Many of them are comedians—the likes of Phil Kay and Charlie Chuck, whose respective acts involve mercurial improvisation and barking at drum kits—who have found that being marketed as cabaret has a significant impact on their audiences' expectations. By filing themselves alongside existential satirists, The Creative Martyrs, farting maverick Mr Methane and the gloriously bawdy Dusty Limits, they place themselves within a vaudevillian tradition far removed from the preconceived notions attached to standup.

A host of musicians, meanwhile, are offering exciting, thematic and character-driven shows too conceptual or stylised to rub shoulders with those of more traditionally-minded artists. Vicky Arlidge's Mum, Can You Wipe My Bum? may transpire not to be a million miles away from a Chopin recital, but will certainly attract a different audience.

Historically, the term cabaret refers more to the venues in which shows are performed than the nature of acts themselves, but at the Fringe it has become synonymous with edgy and diverse entertainment. The many mixed bills on offer serve as freewheeling rides through high and low art, put on to satisfy audiences that grow with each passing year. This apparent hunger for cabaret can be attributed in part to La Clique, the frequently outrageous circus and variety troupe whose runaway popularity went some way to legitimising the form for Edinburgh audiences.

Masterminded by David Bates, owner and producer of The Famous Spiegeltent, La Clique began life as  a collection of acts chosen to punctuate the venue's vibrant late night clubs in 2002 and 2003. Recruiting from the international cabaret scene, as well as a deluge of travelling street artists, Bates recognised the heady array of performers drawn to the festival but sorely in need of a suitable vehicle for their talents.

“By 2003, I’d seen lots of amazing acts but they had limited places to be seen," he says. "Their material was astonishing but I realised that there would be no better home than The Famous Spiegeltent – a performance environment like no other. I was witnessing a zeitgeist; these acts were all part of the revival of burlesque, the intimate pocket-sized circus, the new cabaret, and what was needed was a context to put them in – a reinvention of ‘variety'.”

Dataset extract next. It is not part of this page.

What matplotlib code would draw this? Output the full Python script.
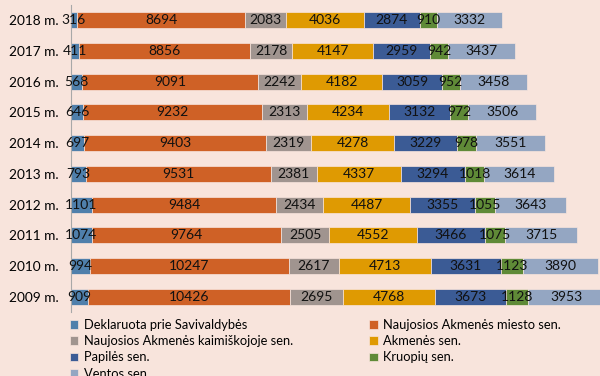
import matplotlib.pyplot as plt
import numpy as np

plt.rcParams['font.family'] = ['Lato', 'DejaVu Sans']

years = ['2009 m.', '2010 m.', '2011 m.', '2012 m.', '2013 m.',
         '2014 m.', '2015 m.', '2016 m.', '2017 m.', '2018 m.']

deklaruota = [909, 994, 1074, 1101, 793, 697, 646, 568, 411, 316]
miesto = [10426, 10247, 9764, 9484, 9531, 9403, 9232, 9091, 8856, 8694]
kaimiskoji = [2695, 2617, 2505, 2434, 2381, 2319, 2313, 2242, 2178, 2083]
akmenes = [4768, 4713, 4552, 4487, 4337, 4278, 4234, 4182, 4147, 4036]
papiles = [3673, 3631, 3466, 3355, 3294, 3229, 3132, 3059, 2959, 2874]
kruopiu = [1128, 1123, 1075, 1055, 1018, 978, 972, 952, 942, 910]
ventos = [3953, 3890, 3715, 3643, 3614, 3551, 3506, 3458, 3437, 3332]

series = [
    ('Deklaruota prie Savivaldybės', deklaruota, '#4f7fab'),
    ('Naujosios Akmenės miesto sen.', miesto, '#cf6126'),
    ('Naujosios Akmenės kaimiškojoje sen.', kaimiskoji, '#a0948f'),
    ('Akmenės sen.', akmenes, '#df9a02'),
    ('Papilės sen.', papiles, '#3b5b95'),
    ('Kruopių sen.', kruopiu, '#5f8a37'),
    ('Ventos sen.', ventos, '#94a6c2'),
]

bg = '#f8e4dc'
fig = plt.figure(figsize=(6, 3.76), dpi=100, facecolor=bg)
ax = fig.add_axes([0.118, 0.170, 0.882, 0.817], facecolor=bg)

y = np.arange(len(years))
left = np.zeros(len(years))
handles = []
for name, vals, color in series:
    vals = np.array(vals)
    bars = ax.barh(y, vals, left=left, height=0.52, color=color,
                   edgecolor=bg, linewidth=0.5, label=name)
    handles.append(bars)
    for yi, l, v in zip(y, left, vals):
        ax.text(l + v / 2, yi, str(v), ha='center', va='center',
                fontsize=10, color='#111111')
    left += vals

ax.set_xlim(0, 27320)
ax.set_ylim(-0.5, 9.5)
ax.set_yticks(y)
ax.set_yticklabels(years, fontsize=9.8)
ax.tick_params(axis='y', length=0, pad=9)
ax.set_xticks([])
for s in ['top', 'right', 'bottom']:
    ax.spines[s].set_visible(False)
ax.spines['left'].set_color('#a8a8a8')

# legend laid out row by row in two columns
order = [0, 2, 4, 6, 1, 3, 5]
fig.legend([handles[i] for i in order], [series[i][0] for i in order],
           ncol=2, loc='upper left', bbox_to_anchor=(0.116, 0.152),
           frameon=False, fontsize=9.3, handlelength=0.65, handleheight=0.65,
           handletextpad=0.45, columnspacing=5.9, labelspacing=0.33,
           borderaxespad=0, borderpad=0)

fig.savefig('out.png', dpi=100, facecolor=bg)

Striking a compelling balance between glamour and subversion, the acts became a hit under Bates' auspices and La Clique emerged in 2004 as a ticketed show in its own right. The Spiegeltent provided the misfit performers with a suitable context in which to display their talents and it wasn't long before a sympathetic, like-minded audience began to consolidate itself. Bates believes that many attending these spectacles had never witnessed anything comparable, and this is perhaps the key factor to their success. Audiences were being given what they wanted without having previously desired it, La Clique filling a void that few knew existed. Of course, it helped that “the artists were at the peak of their powers and the best they would ever be,” he says.

Many La Clique regulars would go on to find fame in their own right, their careers developing in tandem with the show. Ali McGregor and Le Gateau Chocolat's personalities were simply too strong to be confined to the brand, while Camille O'Sullivan is now a respected actress and recording artist, renowned for her masterful delivery of narrative lyrics. Both McGregor and Chocolat will be taking their own solo shows to the Fringe this year, but whether or not they'll be returning to the La Clique stage in 2013 remains a mystery.

What we do know is that La Clique shows no sign of stagnation as it approaches its 10 year anniversary. In the decade since its debut, a legion of imitators has emerged, prompting Bates, who tours the globe with The Famous Spiegeltent, to refresh his original format wherever possible. “We’ve been copied around the world—that’s a fact—but we set the bar in the first place, so we constantly have to keep moving forward to raise our game beyond the imitators. I definitely feel a pressure to discover the next crop of artists: the young, the fresh, the creative imaginations, pushing their own envelopes and the genre itself.”